In sintesi, il lavoro della Riall propone un ampio panorama dell’immagine pubblica di Garibaldi, analizzando le caratteristiche visive e quelle morali di un personaggio da “romanzo d’appendice”. La sua analisi prende in esame romanzi più o meno noti italiani, francesi, inglesi e nord americani; litografie ed altre fonti visuali di vario genere (dai ritratti ufficiali alle vignette caricaturali) l’attività pubblicistica di Garibaldi (le sue corrispondenze pubbliche degli anni ‘60-70) ed ovviamente molte testimonianze tratte dai maggiori giornali dell’epoca.

Un punto che non mi sento di condividere è la convinzione a mio parere troppo forte dell’azione manipolativa da parte dei “politici di professione”: Mazzini prima e Cavour poi.

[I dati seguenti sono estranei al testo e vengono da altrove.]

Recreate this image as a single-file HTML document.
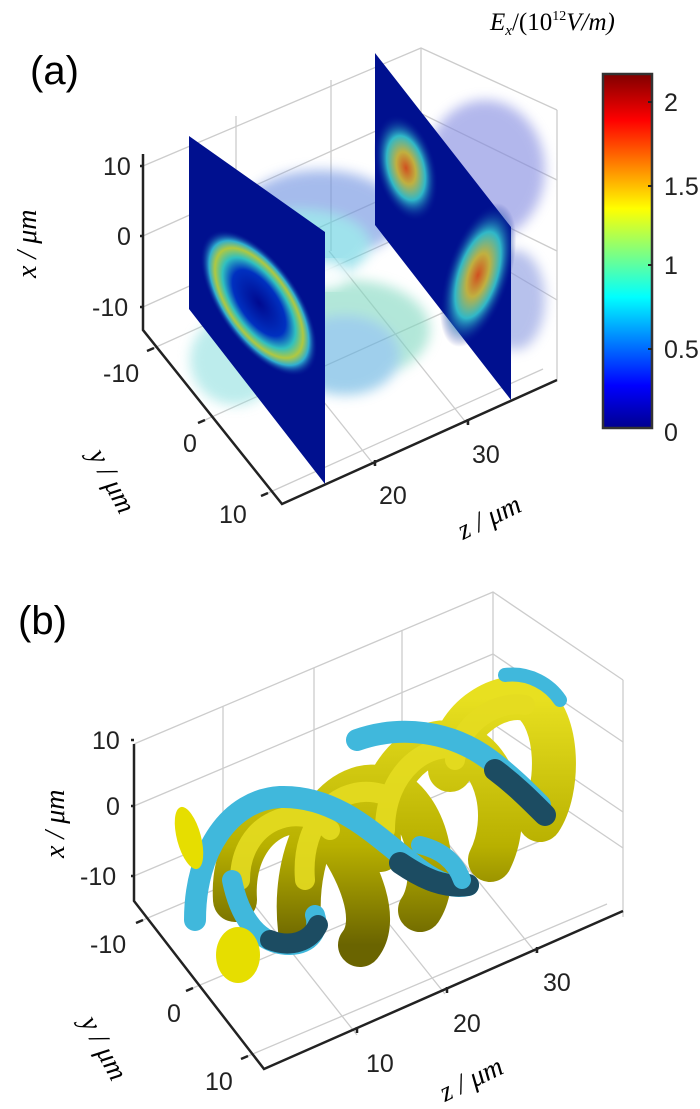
<!DOCTYPE html>
<html><head><meta charset="utf-8"><style>
html,body{margin:0;background:#fff;overflow:hidden;width:700px;height:1109px}
svg{display:block;font-family:"Liberation Sans",sans-serif}
.it{font-family:"Liberation Serif",serif;font-style:italic}
</style></head><body>
<svg width="700" height="1109" viewBox="0 0 700 1109" xmlns="http://www.w3.org/2000/svg">
<defs>
<linearGradient id="jet" x1="0" y1="1" x2="0" y2="0">
<stop offset="0" stop-color="#00008f"/><stop offset="0.12" stop-color="#0000ff"/>
<stop offset="0.37" stop-color="#00ffff"/><stop offset="0.62" stop-color="#ffff00"/>
<stop offset="0.87" stop-color="#ff0000"/><stop offset="1" stop-color="#800000"/>
</linearGradient>
<radialGradient id="ring" cx="0.5" cy="0.5" r="0.5">
<stop offset="0" stop-color="#000a90"/><stop offset="0.45" stop-color="#0030c0"/>
<stop offset="0.62" stop-color="#30c0c0"/><stop offset="0.75" stop-color="#b0c840"/>
<stop offset="0.85" stop-color="#30b0d0"/><stop offset="1" stop-color="#000a90" stop-opacity="0"/></radialGradient>
<radialGradient id="blob" cx="0.5" cy="0.5" r="0.5">
<stop offset="0" stop-color="#d05020"/><stop offset="0.3" stop-color="#c0b040"/>
<stop offset="0.6" stop-color="#30b8c8"/><stop offset="1" stop-color="#000a90" stop-opacity="0"/></radialGradient>
<filter id="bl"><feGaussianBlur stdDeviation="6"/></filter>
<linearGradient id="yel" x1="0" y1="0" x2="0" y2="1">
<stop offset="0" stop-color="#e8e020"/><stop offset="0.6" stop-color="#b8b000"/><stop offset="1" stop-color="#6a6400"/></linearGradient>
</defs>

<!-- Panel (a) -->
<text x="30" y="84" font-size="40">(a)</text>
<g stroke="#cccccc" stroke-width="1.3" fill="none">
<path d="M143 166 L421 48 L557 110 M143 236 L418 112 L557 180 M143 307 L418 183 L557 251"/>
<path d="M421 48 L421 224 M557 110 L557 380 M236 116 L236 292 M331 80 L331 251"/>
<path d="M154 348 L429 224 M205 420 L480 296 M268 493 L543 369"/>
<path d="M375 466 L236 292 M468 425 L329 251 M429 224 L557 300"/>
</g>
<g opacity="0.6" filter="url(#bl)">
<ellipse cx="320" cy="215" rx="80" ry="45" fill="#6a8ee0"/>
<ellipse cx="300" cy="245" rx="70" ry="35" fill="#60d0e0"/>
<ellipse cx="350" cy="330" rx="80" ry="50" fill="#80d8c0"/>
<ellipse cx="345" cy="355" rx="55" ry="40" fill="#60b0e0"/>
<ellipse cx="485" cy="170" rx="60" ry="70" fill="#8088e0"/>
<ellipse cx="515" cy="300" rx="30" ry="50" fill="#8898e0"/>
<ellipse cx="235" cy="360" rx="45" ry="45" fill="#90e0e0"/>
</g>
<ellipse cx="325" cy="275" rx="22" ry="14" fill="#fff" opacity="0.9" filter="url(#bl)"/>
<polygon points="189,136 325,232 325,484 189,309" fill="#00108f"/>
<ellipse cx="259" cy="303" rx="40" ry="85" fill="url(#ring)" transform="rotate(-35 259 303)"/>
<polygon points="375,53 511,227 511,400 375,225" fill="#00108f"/>
<ellipse cx="406" cy="168" rx="30" ry="55" fill="url(#blob)" transform="rotate(-15 406 168)"/>
<ellipse cx="478" cy="275" rx="32" ry="75" fill="url(#blob)" transform="rotate(18 478 275)"/>
<g stroke="#222" stroke-width="2.5" fill="none">
<path d="M143 154 L143 330 L282 504 L557 380"/>
<path d="M143 166 l-3 0 M143 236 l-3 0 M143 307 l-3 0 M154 348 l-7 3 M205 420 l-7 3 M268 493 l-7 3 M375 466 l0 -6 M468 425 l0 -6"/>
</g>
<g font-size="25" fill="#222">
<text x="103" y="175">10</text><text x="117" y="245">0</text><text x="92" y="316">-10</text>
<text x="103" y="382">-10</text><text x="183" y="452">0</text><text x="219" y="523">10</text>
<text x="379" y="504">20</text><text x="472" y="463">30</text>
</g>
<text class="it" font-size="28" transform="translate(36,278) rotate(-90)">x / μm</text>
<text class="it" font-size="28" transform="translate(88,455) rotate(62)">y / μm</text>
<text class="it" font-size="28" transform="translate(463,540) rotate(-26)">z / μm</text>
<text class="it" font-size="25" x="490" y="30">E<tspan font-size="15" dy="5">x</tspan><tspan dy="-5" font-style="normal">/(10</tspan><tspan font-size="14" dy="-10" font-style="normal">12</tspan><tspan dy="10">V/m)</tspan></text>
<rect x="603" y="74" width="49" height="354" fill="url(#jet)" stroke="#333" stroke-width="2.5"/>
<g stroke="#222" stroke-width="2"><path d="M648 102h4M648 186h4M648 265h4M648 349h4"/></g>
<g font-size="25" fill="#222">
<text x="664" y="111">2</text><text x="664" y="195">1.5</text><text x="664" y="274">1</text><text x="664" y="358">0.5</text><text x="664" y="441">0</text>
</g>

<!-- Panel (b) -->
<text x="18" y="634" font-size="40">(b)</text>
<g stroke="#cccccc" stroke-width="1.3" fill="none">
<path d="M134 744 L493 592 L623 680 M134 806 L493 654 L623 742 M134 876 L493 724 L623 812"/>
<path d="M493 592 L493 760 M623 680 L623 917 M223 706 L223 870 M314 668 L314 832 M402 630 L402 795"/>
<path d="M143 920 L502 768 M193 988 L552 836 M248 1056 L607 904"/>
<path d="M357 1035 L226 869 M445 994 L314 830 M536 953 L405 790 M493 760 L623 848"/>
</g>
<g fill="none" stroke-linecap="round">
<path d="M235 900 C 230 820, 300 790, 330 830 C 360 870, 380 920, 360 945 M300 930 C 290 840, 340 770, 390 790 C 430 810, 440 880, 420 910 M380 850 C 370 780, 420 730, 460 745 C 500 760, 510 820, 490 860 M450 770 C 450 720, 500 690, 530 700 C 560 720, 560 790, 540 820" stroke="url(#yel)" stroke-width="44"/>
<path d="M240 880 C 240 820, 300 800, 330 830 M305 880 C 300 820, 340 780, 385 795 M385 830 C 385 770, 430 740, 460 750 M455 760 C 460 720, 500 700, 525 705" stroke="#e4dc20" stroke-width="20" opacity="0.9"/>
<path d="M195 920 C 195 850, 230 800, 280 797 C 340 795, 380 840, 420 870 C 440 885, 455 888, 468 885" stroke="#40b8dc" stroke-width="22"/>
<path d="M400 863 C 425 880, 445 888, 468 885" stroke="#1c4c62" stroke-width="22"/>
<path d="M232 880 C 240 920, 260 945, 290 945 C 310 945, 320 930, 315 915" stroke="#40b8dc" stroke-width="20"/>
<path d="M270 940 C 290 948, 310 942, 318 925" stroke="#1c4c62" stroke-width="20"/>
<path d="M357 740 C 400 725, 450 730, 490 760 C 510 775, 525 790, 540 805" stroke="#40b8dc" stroke-width="22"/>
<path d="M495 770 C 515 785, 530 800, 545 815" stroke="#1c4c62" stroke-width="22"/>
<path d="M420 845 C 440 850, 455 860, 462 880" stroke="#40b8dc" stroke-width="18"/>
<path d="M505 675 C 530 672, 550 685, 560 700" stroke="#40b8dc" stroke-width="14"/>
</g>
<ellipse cx="238" cy="955" rx="22" ry="28" fill="#e6de00"/>
<ellipse cx="189" cy="838" rx="12" ry="32" fill="#e6de00" transform="rotate(-15 189 838)"/>
<g stroke="#222" stroke-width="2.5" fill="none">
<path d="M134 744 L134 901 L264 1069 L623 911"/>
<path d="M134 740 l-3 0 M134 806 l-3 0 M134 876 l-3 0 M143 920 l-7 3 M193 988 l-7 3 M248 1056 l-7 3 M357 1033 l0 -6 M447 993 l0 -6 M537 953 l0 -6"/>
</g>
<g font-size="25" fill="#222">
<text x="92" y="749">10</text><text x="106" y="815">0</text><text x="80" y="885">-10</text>
<text x="90" y="953">-10</text><text x="167" y="1022">0</text><text x="205" y="1090">10</text>
<text x="366" y="1072">10</text><text x="453" y="1032">20</text><text x="543" y="991">30</text>
</g>
<text class="it" font-size="28" transform="translate(64,858) rotate(-90)">x / μm</text>
<text class="it" font-size="28" transform="translate(80,1022) rotate(62)">y / μm</text>
<text class="it" font-size="28" transform="translate(445,1102) rotate(-26)">z / μm</text>
</svg>
</body></html>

Da alcune osservazioni della Riall sembra infatti che il mito Garibaldi sia stato montato ad hoc da Mazzini per far leva sul popolo e che in seguito i piemontesi abbiano pensato di sfruttarlo per far presa sulle amsse del sud Italia.
Francamente mi sembra una tesi un po’ forte, e sarei più propensa a riconoscere sì un ruolo attivo alla politica nel periodo commemorativo successivo alla morte del “Dittatore”, ma piuttosto a definire questo boom mediatico come frutto delle congiunture storico-culturali: l’emergenza dei nuovi media.

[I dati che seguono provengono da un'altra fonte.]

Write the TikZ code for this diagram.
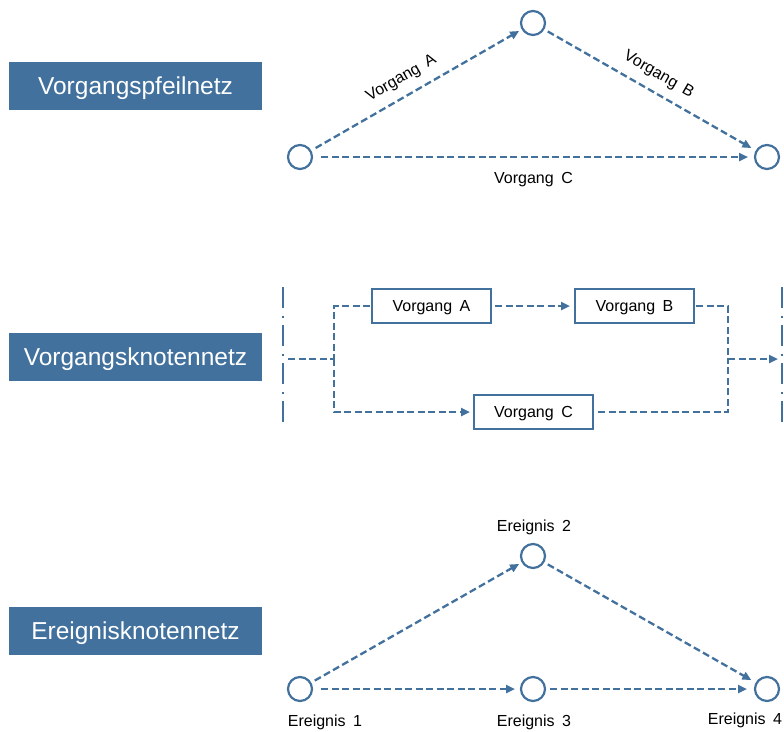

Sulla base della Riall ho iniziato a scrivere scrivere scrivere, un testo che allego a questo wiki di lavorazione.
Ovviamnete, a leggerlo ora, sembrerà una sorta di plagio camuffato perchè per andare avanti mi sono riportata in un file word tutte le citazioni ed elementi del testo che volevo riportare, collegandole in maniera coerente.
Da questo primo lavoro, però, procederò aggiungendo amno mano gli altri testi da prendere in esame e poi facendo un lavoro di limaggio di quanto steso..

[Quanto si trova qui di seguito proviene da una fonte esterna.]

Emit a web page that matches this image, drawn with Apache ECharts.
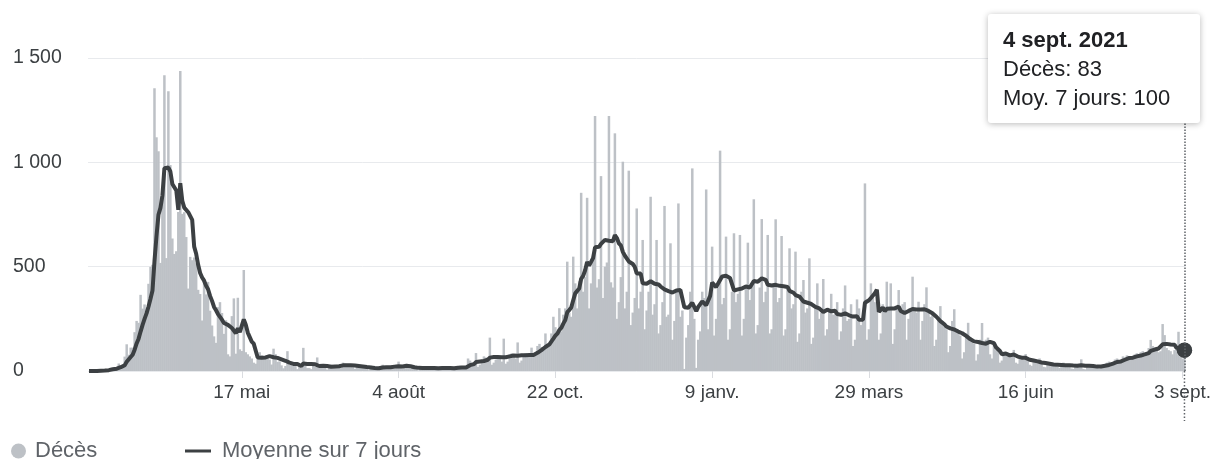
<!DOCTYPE html>
<html><head><meta charset="utf-8">
<script src="https://cdn.jsdelivr.net/npm/echarts@6/dist/echarts.min.js"></script>
<style>html,body{margin:0;padding:0;background:#fff}#c{width:1214px;height:459px}</style>
</head><body><div id="c"></div>
<script>
const seriesNames = ['Décès', 'Moyenne sur 7 jours'];
const monthAbbr = ['janv.', 'févr.', 'mars', 'avr.', 'mai', 'juin', 'juil.', 'août', 'sept.', 'oct.', 'nov.', 'déc.'];
const tickDates = ['2020-05-17', '2020-08-04', '2020-10-22', '2021-01-09', '2021-03-29', '2021-06-16', '2021-09-03'];
const tickLabels = ['17 mai', '4 août', '22 oct.', '9 janv.', '29 mars', '16 juin', '3 sept.'];
const yTicks = [0, 500, 1000, 1500];

// Daily deaths, one array per month (first day: 1 March 2020)
const deathsMar20 = [0,0,1,1,0,2,3,2,8,6,8,15,13,18,12,36,21,27,69,128,78,112,112,186,240,231,365,299,319,292,418];
const deathsApr20 = [499,509,1355,1120,1053,518,833,1417,541,1341,987,635,561,574,762,1438,753,761,642,395,547,531,544,516,389,369,242,437,367,427];
const deathsMay20 = [289,218,166,135,306,330,278,178,243,80,70,263,348,83,351,104,96,484,90,80,70,60,40,35,80,90,75,70,65,60,55];
const deathsJun20 = [31,107,81,44,46,27,13,24,95,29,28,24,27,9,24,28,111,28,14,14,9,30,20,65,18,21,14,24,7,23];
const deathsJul20 = [30,25,28,30,20,14,40,35,30,22,28,18,10,32,28,18,17,16,9,4,25,14,13,19,4,15,30,25,20,22,12];
const deathsAug20 = [20,15,30,45,18,12,25,28,20,11,17,15,12,3,22,20,16,12,14,10,8,17,19,14,18,9,7,15,20,16,13];
const deathsSep20 = [12,20,18,25,15,10,20,60,50,40,35,86,20,30,55,70,65,50,160,30,40,55,70,60,45,155,35,45,80,85];
const deathsOct20 = [70,60,137,40,50,80,85,75,70,112,70,80,120,130,115,110,180,110,130,180,260,210,180,301,190,270,300,524,280,260,548];
const deathsNov20 = [420,300,430,854,380,450,830,300,420,550,1222,400,440,934,350,500,520,1222,425,400,1139,250,330,450,1003,300,380,960,220,280];
const deathsDec20 = [350,779,300,380,628,200,290,380,835,270,320,628,180,220,330,791,260,270,612,150,240,380,803,260,290,10,160,220,380,971,250];
const deathsJan21 = [15,150,190,380,350,870,200,380,596,170,250,400,1056,320,350,644,150,200,380,660,330,370,652,170,250,400,615,340,420,823,180];
const deathsFeb21 = [220,400,728,330,380,652,180,200,420,727,330,350,647,170,200,400,588,300,320,572,140,180,380,436,280,300,540,130];
const deathsMar21 = [160,300,420,250,280,441,170,200,290,370,270,280,330,150,190,300,410,240,250,320,120,150,343,300,220,260,899,150,200,420,350];
const deathsApr21 = [330,380,150,180,320,300,428,300,420,130,200,300,388,280,320,330,150,250,300,452,300,280,332,150,240,320,401,290,260,280];
const deathsMay21 = [120,150,260,311,240,210,200,90,120,240,296,200,180,170,60,90,180,231,160,140,130,50,80,150,230,130,150,160,80,60,120];
const deathsJun21 = [100,110,40,50,90,80,85,70,75,101,40,35,70,60,55,81,50,30,25,50,45,40,60,35,20,18,40,35,40,30];
const deathsJul21 = [25,20,15,35,40,30,28,30,12,10,35,30,25,56,10,8,20,25,22,30,25,15,12,28,30,35,40,45,30,35,55];
const deathsAug21 = [60,45,50,70,65,75,70,55,60,80,85,80,90,95,70,75,110,149,120,105,110,90,95,225,172,110,100,95,80,100,120];
const deathsSep21 = [188,70,60,83];

// 7-day average, one array per month
const avgMar20 = [0,0,0,0,0,1,1,1,2,3,4,6,8,10,11,15,18,20,28,44,53,67,78,102,132,155,189,221,250,276,309];
const avgApr20 = [346,386,527,645,749,782,841,972,977,975,956,896,902,865,772,900,816,783,784,761,757,724,596,562,509,470,448,433,409,392];
const avgMay20 = [360,336,307,291,273,267,246,230,234,221,212,206,209,181,205,186,188,247,222,184,182,141,131,123,65,65,64,64,65,68,71];
const avgJun20 = [64,66,67,63,61,56,50,49,47,40,37,34,34,34,34,24,36,36,34,33,33,33,32,26,24,25,25,27,24,25];
const avgJul20 = [20,21,22,24,23,24,27,27,28,27,27,27,26,25,24,22,22,20,19,18,17,15,14,14,13,13,17,17,18,19,18];
const avgAug20 = [21,21,21,23,23,22,24,25,25,23,19,18,18,15,14,14,15,14,14,14,15,14,14,13,14,14,13,14,15,14,14];
const avgSep20 = [13,15,16,18,17,16,17,24,28,31,33,43,44,46,45,48,52,54,64,66,67,67,67,66,66,65,66,66,70,72];
const avgOct20 = [74,76,73,74,75,75,75,75,77,73,77,82,87,94,100,105,115,121,128,136,155,169,179,196,207,227,244,282,292,304,339];
const avgNov20 = [372,376,395,442,456,483,523,506,523,541,593,596,595,609,617,628,624,624,627,622,651,637,612,602,571,553,550,525,520,513];
const avgDec20 = [499,467,467,467,420,417,418,422,430,426,418,418,415,405,398,391,390,383,380,376,379,386,388,388,391,305,306,303,303,327,326];
const avgJan21 = [287,307,311,334,329,315,308,360,424,421,402,409,436,453,449,456,453,446,443,386,388,391,392,395,402,405,398,400,407,431,433];
const avgFeb21 = [428,428,444,443,437,413,413,410,413,413,413,408,408,406,406,403,384,379,375,364,360,357,354,333,330,327,322,321];
const avgMar21 = [318,307,304,300,297,283,289,294,293,286,289,289,273,270,269,270,276,271,267,266,261,256,262,246,243,245,327,332,339,350,357];
const avgApr21 = [373,390,283,287,304,287,298,294,300,297,300,297,309,288,291,278,281,288,288,297,300,295,295,295,293,296,289,288,285,277];
const avgMay21 = [273,260,252,239,232,224,213,209,204,202,199,194,189,185,181,177,168,159,153,147,142,140,139,134,134,130,131,136,140,137,133];
const avgJun21 = [114,111,96,80,81,84,79,75,70,79,77,69,68,64,62,63,56,54,53,50,48,46,43,41,39,38,37,35,35,31];
const avgJul21 = [30,30,29,29,29,28,28,28,27,26,26,25,24,28,25,25,26,25,24,24,20,21,21,22,23,25,26,29,31,35,39];
const avgAug21 = [43,44,46,49,54,60,62,61,64,68,70,72,74,78,80,82,86,96,101,103,106,108,111,128,131,130,129,127,125,126,111];
const avgSep21 = [113,108,102,100];

const deaths = [].concat(deathsMar20, deathsApr20, deathsMay20, deathsJun20, deathsJul20, deathsAug20, deathsSep20,
  deathsOct20, deathsNov20, deathsDec20, deathsJan21, deathsFeb21, deathsMar21, deathsApr21, deathsMay21,
  deathsJun21, deathsJul21, deathsAug21, deathsSep21);
const avg7 = [].concat(avgMar20, avgApr20, avgMay20, avgJun20, avgJul20, avgAug20, avgSep20,
  avgOct20, avgNov20, avgDec20, avgJan21, avgFeb21, avgMar21, avgApr21, avgMay21,
  avgJun21, avgJul21, avgAug21, avgSep21);

// Category dates (ISO), one per day from 1 March 2020
const categories = [];
for (let i = 0; i < deaths.length; i++) {
  categories.push(new Date(Date.UTC(2020, 2, 1 + i)).toISOString().slice(0, 10));
}
function shortLabel(iso) {
  const k = tickDates.indexOf(iso);
  if (k >= 0) return tickLabels[k];
  const p = iso.split('-').map(Number);
  return p[2] + ' ' + monthAbbr[p[1] - 1];
}
function longLabel(iso) {
  const p = iso.split('-').map(Number);
  return p[2] + ' ' + monthAbbr[p[1] - 1] + ' ' + p[0];
}
function frNum(v) {
  return v >= 1000 ? Math.floor(v / 1000) + ' ' + String(v % 1000).padStart(3, '0') : String(v);
}

const FONT = '"Liberation Sans", Arial, Helvetica, sans-serif';
const isTick = (idx, val) => tickDates.indexOf(val) >= 0;
const last = deaths.length - 1;

const chart = echarts.init(document.getElementById('c'), null, { renderer: 'canvas' });
chart.setOption({
  animation: false,
  textStyle: { fontFamily: FONT },
  grid: { left: 88, right: 28, top: 58, bottom: 88 },
  xAxis: {
    type: 'category', data: categories, boundaryGap: true,
    axisLine: { show: false },
    axisTick: { show: true, alignWithLabel: true, interval: isTick, length: 7, lineStyle: { color: '#dadce0' } },
    axisLabel: { interval: isTick, formatter: shortLabel, color: '#3c4043', fontSize: 19, margin: 12, fontFamily: FONT },
    splitLine: { show: false }
  },
  yAxis: {
    type: 'value', min: yTicks[0], max: yTicks[yTicks.length - 1], interval: 500,
    axisLine: { show: false }, axisTick: { show: false },
    axisLabel: { align: 'left', margin: 75, color: '#3c4043', fontSize: 19.5, fontFamily: FONT, formatter: frNum },
    splitLine: { lineStyle: { color: '#e8eaed', width: 1 } }
  },
  tooltip: {
    trigger: 'axis', triggerOn: 'none', alwaysShowContent: true,
    position: [988, 14],
    backgroundColor: '#fff', borderWidth: 0, padding: [11, 15],
    textStyle: { fontFamily: FONT, fontSize: 22, color: '#202124' },
    extraCssText: 'box-shadow:0 1px 6px rgba(0,0,0,0.28);border-radius:3px;width:182px;line-height:29px;',
    axisPointer: { type: 'line', lineStyle: { type: 'dotted', color: '#5f6368', width: 1.5 }, label: { show: false } },
    formatter: function (ps) {
      const i = ps[0].dataIndex;
      return '<div style="font-weight:bold">' + longLabel(categories[i]) + '</div>' +
        '<div>Décès: ' + deaths[i] + '</div><div>Moy. 7 jours: ' + avg7[i] + '</div>';
    }
  },
  legend: [
    { data: [{ name: seriesNames[0], icon: 'circle' }], left: 11, top: 440, padding: 0, itemWidth: 15, itemHeight: 15,
      selectedMode: false, textStyle: { fontFamily: FONT, fontSize: 22, color: '#5f6368', padding: [0, 0, 0, 4] } },
    { data: [{ name: seriesNames[1], icon: 'rect' }], left: 185, top: 440, padding: 0, itemWidth: 26, itemHeight: 3,
      selectedMode: false, textStyle: { fontFamily: FONT, fontSize: 22, color: '#5f6368', padding: [0, 0, 0, 6] } }
  ],
  series: [
    { type: 'bar', name: seriesNames[0], data: deaths, barWidth: 2.5,
      itemStyle: { color: '#bdc1c6' }, emphasis: { disabled: true }, silent: true, large: false },
    { type: 'line', name: seriesNames[1], data: avg7, showSymbol: false, symbol: 'circle', symbolSize: 14,
      lineStyle: { color: '#3c4043', width: 4 }, itemStyle: { color: '#3c4043' },
      emphasis: { disabled: true },
      markPoint: { symbol: 'circle', symbolSize: 15, silent: true, label: { show: false },
        itemStyle: { color: '#3c4043' },
        data: [{ coord: [categories[last], avg7[last]] }] } }
  ]
});

const px = chart.convertToPixel({ xAxisIndex: 0 }, categories[last]);
const y0 = chart.convertToPixel({ yAxisIndex: 0 }, 0);
chart.setOption({
  graphic: [{ type: 'line', shape: { x1: px, y1: y0, x2: px, y2: y0 + 50 },
    style: { stroke: '#5f6368', lineWidth: 1.5, lineDash: [1.5, 2] }, silent: true, z: 10 }]
});
chart.dispatchAction({ type: 'showTip', seriesIndex: 1, dataIndex: last });
</script>
</body></html>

Adesso scusatemi ma passa la Madonna di San Luca

 

Non so se possa essere d’aiuto, e magari lo sai già, ma m’è venuto in mente che evidentemente i resoconti della Fuller erano stati veramente d’impatto. Nel bel mezzo della guerra civile americana (1861-65) accadono un po’ di fatti “strani”:
- nel 1862, se non erro, il presidente Lincoln chiese a Garibaldi di andare negli States del nord a comandare l’armata del Potomac (la più grande compagine armata unionista); vero è che fino a quel momento i generali unionisti avevano dato scarse prove di bravura, ma appunto ci doveva essere parecchio hype attorno al Nostro perché succedesse una cosa del genere.
- nell’esercito confederato (“sudista”) militavano parecchi ex garibaldini, tra i quali il maggiore Roberdeau Wheat, che combatteva con la camicia rossa indosso; più in generale c’erano parecchie unità militari e personaggi che si ispiravano dichiaratamente a Garibaldi e ai garibaldini.
- non c’entra con Garibaldi, ma col discorso dell’europa ottocentesca come fucina di miti: sempre nella guerra civile americana c’erano (sia tra i nordisti che tra i sudisti) interi reggimenti di “zuavi”; ora, i veri zuavi erano truppe speciali francesi, in origine coloniali, che indossavano i famosi pantaloni a sbuffo rossi mutuati dai loro avversari nordafricani; insomma, non c’era un motivo al mondo di creare reggimenti di “zuavi” in america, se non che questi erano diventati “celebri” appunto durante la seconda guerra d’indipendenza italiana che oltreoceano era stata seguita con partecipazione, quasi quanto l’impresa garibaldina.

(informazioni tratte, nel caso le utilizzi, da: R. Luraghi, Storia della guerra civile americana, Einaudi, Torino 1966)

 
 

Ragazzi, ho riguardato brevemente l’articolo, in realtà avrei voluto addirittura aggiungere dell cose (perché così mi sembra semplifichi molto), ma mi sono resa conto che esulerei dai limiti di spazio che ci siamo imposti (già così il testo è di 12 pagine)

Io lo sottopongo alla vostra attenzione, di chi si sottoporrà all’ardua prova di redigere le bozze!!